Reapportionment, though often considered a boring subject to the public and legislators alike, is one of the most important acts of the Legislature. They not only decide state school board and state legislative districts, but they also decide the alignment of the state’s congressional districts.
The Black Caucus, who challenged the 2011 lines in the lawsuit, successfully argued in Federal court that the GOP packed black voters, who often support Democrats, into a handful of districts to limit the Democrats’ power.
Democrats, who were largely concerned about House districts in Jefferson County, felt they weren’t given enough say in the process of redrawing the 12 legislative districts found to be gerrymandered, so they resorted to reading at length.
“It’s not fun sitting in here reading where you’re not being productive,” Rep. John Knight, D-Montgomery, said at the time. “We’d rather be productive, but the only thing we were asking for is fairness. You have just a few people from one little area basically tie up this whole Legislature. So you might as well not have representation from across this state.”

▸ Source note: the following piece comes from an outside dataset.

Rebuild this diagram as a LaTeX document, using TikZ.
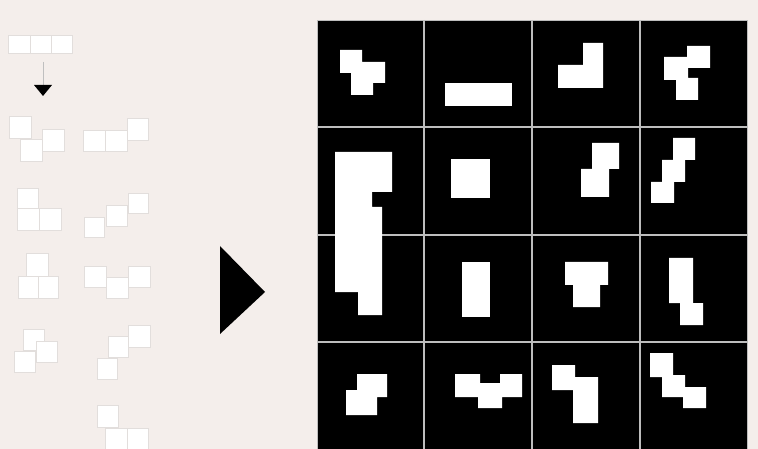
\documentclass[tikz,border=0pt]{standalone}
\usetikzlibrary{positioning}
\definecolor{bgcol}{HTML}{F4EEEB}
\definecolor{tileline}{HTML}{E2DEDC}
\definecolor{gridline}{HTML}{BDBDBD}
\tikzset{
  tile/.style={fill=white, draw=tileline, line width=0.6pt},
  blob/.style={fill=white, draw=none},
  gline/.style={draw=gridline, line width=1.8pt},
}
\begin{document}
\begin{tikzpicture}[x=1pt,y=-1pt]
\useasboundingbox (0,0) rectangle (758,449);
\fill[bgcol] (0,0) rectangle (758,449);

% ---- left: source tromino
\draw[tile] (8,35) rectangle (30,53);
\draw[tile] (30,35) rectangle (51,53);
\draw[tile] (51,35) rectangle (72,53);
\coordinate (arrtop) at (43,62);
\coordinate (arrbot) at (43,86);
\draw[gray!50, line width=0.8pt] (arrtop) -- (arrbot);
\fill[black] (34,85) -- (52,85) -- (43,96) -- cycle;

% ---- left: piece A
\draw[tile] (9,116) rectangle (31,138);
\draw[tile] (42,129) rectangle (64,151);
\draw[tile] (20,139) rectangle (42,161);
% piece B
\draw[tile] (83,130) rectangle (105,151);
\draw[tile] (105,130) rectangle (127,151);
\draw[tile] (127,118) rectangle (148,140);
% piece C
\draw[tile] (17,188) rectangle (38,208);
\draw[tile] (17,208) rectangle (39,230);
\draw[tile] (39,208) rectangle (61,230);
% piece D
\draw[tile] (84,217) rectangle (104,237);
\draw[tile] (106,205) rectangle (127,226);
\draw[tile] (128,193) rectangle (148,213);
% piece E
\draw[tile] (26,253) rectangle (48,276);
\draw[tile] (18,276) rectangle (38,298);
\draw[tile] (38,276) rectangle (58,298);
% piece F
\draw[tile] (84,266) rectangle (106,287);
\draw[tile] (106,277) rectangle (128,298);
\draw[tile] (128,266) rectangle (150,287);
% piece G
\draw[tile] (23,329) rectangle (44,350);
\draw[tile] (36,341) rectangle (57,362);
\draw[tile] (14,351) rectangle (35,372);
% piece H
\draw[tile] (128,325) rectangle (150,347);
\draw[tile] (108,336) rectangle (128,357);
\draw[tile] (97,358) rectangle (117,379);
% piece I
\draw[tile] (97,405) rectangle (118,427);
\draw[tile] (105,428) rectangle (127,449);
\draw[tile] (127,428) rectangle (148,449);

% ---- big arrow
\fill[black] (220,246) -- (265,292) -- (220,334) -- cycle;

% ---- grid
\fill[black] (317,20) rectangle (747,449);
\foreach \x in {424,532,640} \draw[gline] (\x,20) -- (\x,449);
\foreach \y in {127,235,342} \draw[gline] (317,\y) -- (747,\y);
\draw[draw=gridline, line width=0.8pt] (317,20) rectangle (747,449);

% row 0
\fill[blob] (340,50) -- (362,50) -- (362,62) -- (385,62) -- (385,83) -- (373,83) -- (373,95) -- (351,95) -- (351,73) -- (340,73) -- cycle;
\fill[blob] (445,83) rectangle (512,106);
\fill[blob] (583,43) -- (603,43) -- (603,88) -- (558,88) -- (558,65) -- (583,65) -- cycle;
\fill[blob] (687,46) -- (710,46) -- (710,68) -- (688,68) -- (688,78) -- (698,78) -- (698,100) -- (676,100) -- (676,80) -- (664,80) -- (664,57) -- (687,57) -- cycle;
% row 1
\fill[blob] (335,152) -- (392,152) -- (392,192) -- (372,192) -- (372,207) -- (382,207) -- (382,315) -- (358,315) -- (358,292) -- (335,292) -- cycle;
\fill[blob] (451,159) rectangle (490,198);
\fill[blob] (592,143) -- (619,143) -- (619,169) -- (609,169) -- (609,197) -- (581,197) -- (581,169) -- (592,169) -- cycle;
\fill[blob] (673,138) -- (695,138) -- (695,160) -- (685,160) -- (685,182) -- (674,182) -- (674,203) -- (651,203) -- (651,182) -- (662,182) -- (662,160) -- (673,160) -- cycle;
% row 2
\fill[blob] (462,262) rectangle (490,317);
\fill[blob] (565,262) -- (608,262) -- (608,285) -- (600,285) -- (600,307) -- (573,307) -- (573,285) -- (565,285) -- cycle;
\fill[blob] (669,258) -- (693,258) -- (693,303) -- (703,303) -- (703,325) -- (680,325) -- (680,303) -- (669,303) -- cycle;
% row 3
\fill[blob] (357,374) -- (387,374) -- (387,397) -- (377,397) -- (377,415) -- (346,415) -- (346,390) -- (357,390) -- cycle;
\fill[blob] (455,374) -- (480,374) -- (480,383) -- (500,383) -- (500,374) -- (522,374) -- (522,397) -- (502,397) -- (502,408) -- (478,408) -- (478,397) -- (455,397) -- cycle;
\fill[blob] (552,365) -- (575,365) -- (575,377) -- (598,377) -- (598,423) -- (573,423) -- (573,390) -- (552,390) -- cycle;
\fill[blob] (650,353) -- (673,353) -- (673,375) -- (685,375) -- (685,387) -- (706,387) -- (706,408) -- (683,408) -- (683,397) -- (662,397) -- (662,377) -- (650,377) -- cycle;
\end{tikzpicture}
\end{document}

McClendon said in an interview with APR that he understands concerns about minority influence, but that reading at length never changes the outcome.
“It’s not much of a tool if it doesn’t fix anything or change anything. It’s just a delay tactic,” McClendon said. “If it were taking away something useful from the minority in expressing their position on something or getting something done, I would feel different about it. I don’t want to do that.”
The reality, though, is that the move does give the minority some leverage, especially at the end of the legislative session when the session has a time limit and other unrelated bills may still need attention.
The next U.S. Census will be held in 2020. The Legislature will receive data for reapportionment in the early part of 2021, and it will need to redraw the lines by election time in 2022.
The process could be even more contentious in 2021 if Alabama were to lose a congressional seat. If lawmakers have to draw out one of the state’s seven congressional districts, a serious battle could ensue.
If McClendon’s bill makes it out of committee to the floor, it would require approval by both chambers. At that point, it would be put on the 2020 primary ballot. Voters would be able to decide whether or not to end the practice.